Might it be beneficial, if merely to keep people like myself from asking
questions, to set the default for the 3512 to UDMA6 max instead of UDMA5
max, and only set UDMA5 in the case of a blacklisted Maxtor?  I'm sure
I'm not the first person to see in dmesg that my drive is showing
UDMA/133 capability but sata_sil is "limiting" the drive to UDMA/100.
If this setting is merely window dressing for all but the oldest borked
SATA1 drives with bridge chips, why not fix up this code so it at least
"appears" the controller is matching the mode the new pure SATA drive is
reporting?

For whatever reason the sata_sil driver only indicates it supports UDMA5, not UDMA6. So it appears that Maxtor quirk doesn't really do anything, all drivers will only get programmed as UDMA5 max anyway.


In my experience, you get a little bit more performance with hdparm,
etc. with NCQ enabled. But that depends on the drive implementation a
lot - if it's poorly optimized for NCQ you can see a slowdown.

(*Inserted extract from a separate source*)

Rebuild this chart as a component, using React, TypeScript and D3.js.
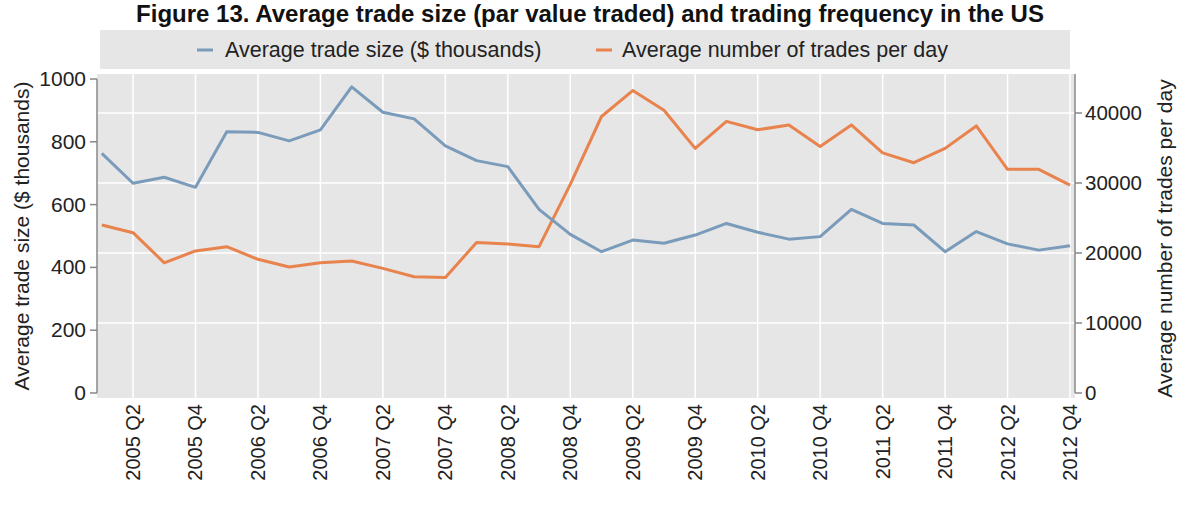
import * as d3 from 'd3';

const quarters = [
  '2005 Q1', '2005 Q2', '2005 Q3', '2005 Q4',
  '2006 Q1', '2006 Q2', '2006 Q3', '2006 Q4',
  '2007 Q1', '2007 Q2', '2007 Q3', '2007 Q4',
  '2008 Q1', '2008 Q2', '2008 Q3', '2008 Q4',
  '2009 Q1', '2009 Q2', '2009 Q3', '2009 Q4',
  '2010 Q1', '2010 Q2', '2010 Q3', '2010 Q4',
  '2011 Q1', '2011 Q2', '2011 Q3', '2011 Q4',
  '2012 Q1', '2012 Q2', '2012 Q3', '2012 Q4',
];

// average trade size, $ thousands (left axis)
const tradeSize = [
  763, 668, 687, 655, 832, 830, 803, 838,
  975, 894, 873, 787, 740, 721, 585, 505,
  450, 487, 477, 503, 540, 512, 490, 498,
  585, 540, 535, 450, 514, 475, 455, 469,
];

// average number of trades per day (right axis)
const tradesPerDay = [
  24000, 22900, 18600, 20300, 20900, 19100, 18000, 18600,
  18850, 17800, 16600, 16500, 21500, 21300, 20900, 29800,
  39500, 43200, 40400, 34950, 38800, 37600, 38300, 35200,
  38300, 34300, 32900, 34950, 38150, 31950, 31950, 29700,
];

const leftTicks = [0, 200, 400, 600, 800, 1000];
const rightTicks = [0, 10000, 20000, 30000, 40000];
const xTickLabels = quarters.filter((_, i) => i % 2 === 1);

const BLUE = '#7b9bbb';
const ORANGE = '#e8834e';
const FONT = "'Liberation Sans', Arial, sans-serif";

const plot = { left: 97, right: 1075, top: 74, bottom: 398 };

export default function App() {
  const x = d3.scaleLinear().domain([0, quarters.length - 1]).range([101.8, 1070]);
  const yL = d3.scaleLinear().domain([0, 1000]).range([393, 79]);
  const yR = d3.scaleLinear().domain([0, 40000]).range([393, 113]);

  const lineL = d3.line<number>().x((_, i) => x(i)).y((d) => yL(d));
  const lineR = d3.line<number>().x((_, i) => x(i)).y((d) => yR(d));

  return (
    <svg width={1180} height={508} style={{ position: 'absolute', left: 0, top: 0, background: '#fff' }} fontFamily={FONT}>
      <text x={590} y={22} textAnchor="middle" fontSize={24} fontWeight="bold" fill="#111">
        Figure 13. Average trade size (par value traded) and trading frequency in the US
      </text>

      {/* legend */}
      <rect x={100} y={30} width={970} height={39} fill="#e6e6e6" />
      <line x1={197} x2={213} y1={50} y2={50} stroke={BLUE} strokeWidth={3} />
      <text x={225} y={57} fontSize={21.5} fill="#222">Average trade size ($ thousands)</text>
      <line x1={596} x2={612} y1={50} y2={50} stroke={ORANGE} strokeWidth={3} />
      <text x={622} y={57} fontSize={21.5} fill="#222">Average number of trades per day</text>

      {/* plot region */}
      <rect x={plot.left} y={plot.top} width={plot.right - plot.left} height={plot.bottom - plot.top} fill="#e6e6e6" />
      {rightTicks.filter((t) => t > 0).map((t) => (
        <line key={t} x1={plot.left} x2={plot.right} y1={yR(t)} y2={yR(t)} stroke="#fff" strokeWidth={1.5} />
      ))}
      {xTickLabels.map((q) => {
        const xi = x(quarters.indexOf(q));
        return <line key={q} x1={xi} x2={xi} y1={plot.top} y2={plot.bottom} stroke="#fff" strokeWidth={1.5} />;
      })}

      <path d={lineR(tradesPerDay) ?? ''} fill="none" stroke={ORANGE} strokeWidth={3} strokeLinejoin="round" />
      <path d={lineL(tradeSize) ?? ''} fill="none" stroke={BLUE} strokeWidth={3} strokeLinejoin="round" />

      {/* left axis */}
      <line x1={plot.left} x2={plot.left} y1={yL(1000)} y2={yL(0)} stroke="#888" strokeWidth={1.5} />
      {leftTicks.map((t) => (
        <g key={t}>
          <line x1={plot.left - 7} x2={plot.left} y1={yL(t)} y2={yL(t)} stroke="#888" strokeWidth={1.5} />
          <text x={plot.left - 11} y={yL(t) + 7} textAnchor="end" fontSize={21} fill="#222">{t}</text>
        </g>
      ))}
      <text transform={`translate(29,${(yL(0) + yL(1000)) / 2}) rotate(-90)`} textAnchor="middle" fontSize={21} fill="#222">
        Average trade size ($ thousands)
      </text>

      {/* right axis */}
      <line x1={plot.right} x2={plot.right} y1={plot.top} y2={yR(0)} stroke="#888" strokeWidth={1.5} />
      {rightTicks.map((t) => (
        <g key={t}>
          <line x1={plot.right} x2={plot.right + 7} y1={yR(t)} y2={yR(t)} stroke="#888" strokeWidth={1.5} />
          <text x={plot.right + 10} y={yR(t) + 7} textAnchor="start" fontSize={20.5} fill="#222">{t}</text>
        </g>
      ))}
      <text transform={`translate(1172,${(yR(0) + plot.top) / 2 + 5}) rotate(-90)`} textAnchor="middle" fontSize={21} fill="#222">
        Average number of trades per day
      </text>

      {/* x axis labels */}
      {xTickLabels.map((q) => {
        const xi = x(quarters.indexOf(q));
        return (
          <text key={q} transform={`translate(${xi + 7},404) rotate(-90)`} textAnchor="end" fontSize={20} fill="#222">
            {q}
          </text>
        );
      })}
    </svg>
  );
}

So, not knowing whether my WD Blue has a good NCQ implementation or not,
it doesn't seem prudent to spend $40 on a new NCQ capable controller
card to get a few percent more performance from a $55 drive.  Agreed?

Most likely not for just NCQ. Though, the other thing a newer controller would have would be 3Gbps SATA support, you might see a little boost from that in some cases.


It's true the biggest benefits tend to be with multithreaded
workloads, but even single-threaded workloads can get broken down by
the kernel into multiple parallel requests.

Noted.  Speaking of the kernel, why do I see 85MB/s using O_DIRECT with
hdparm, yet I only get 55MB/s with buffered reads?  On my workstation,
with a 4 year old 120GB Seagate IDE disk I get 32MB/s with both hdparm
test modes.  O_DIRECT gives no advantage on my workstation, but a 38%
advantage on the server.  The server with the SATA drive, the machine
we've been discussing the past few days, is a dual 550MHz CPU with PC100
memory bus, Intel BX chipset (circa 1998), and sil3512 PCI SATA card.
The workstation is an Athlon XP (32 bit) at 2GHz with nVidia nForce2
chipset, dual channel DDR2 400.  The server is running Debian 5.0.3 with
my custom 2.6.31.1 kernel built from kernel.org sources with make
menuconfig.  The workstation is running a stock SuSE Linux Enterprise
Desktop 10 kernel, though I can't recall what 2.6.x rev it is.  (I dual
boot winders and SLED and I'm in winders now)

Is the CPU/mem subsystem in the server the cause of the 38% drop in
buffered read performance vs O_DIRECT, or does my custom kernel need
some work somewhere?  Can someone point me to some docs that explain why
the buffer cache on this system is putting such a clamp on buffered
sequential disk reads in hdparm compared to raw performance?

Not too sure about that one. It could be that the I/O pattern with buffered IO is somehow worse than with O_DIRECT, or that the CPU load is killing you somehow when using buffered IO.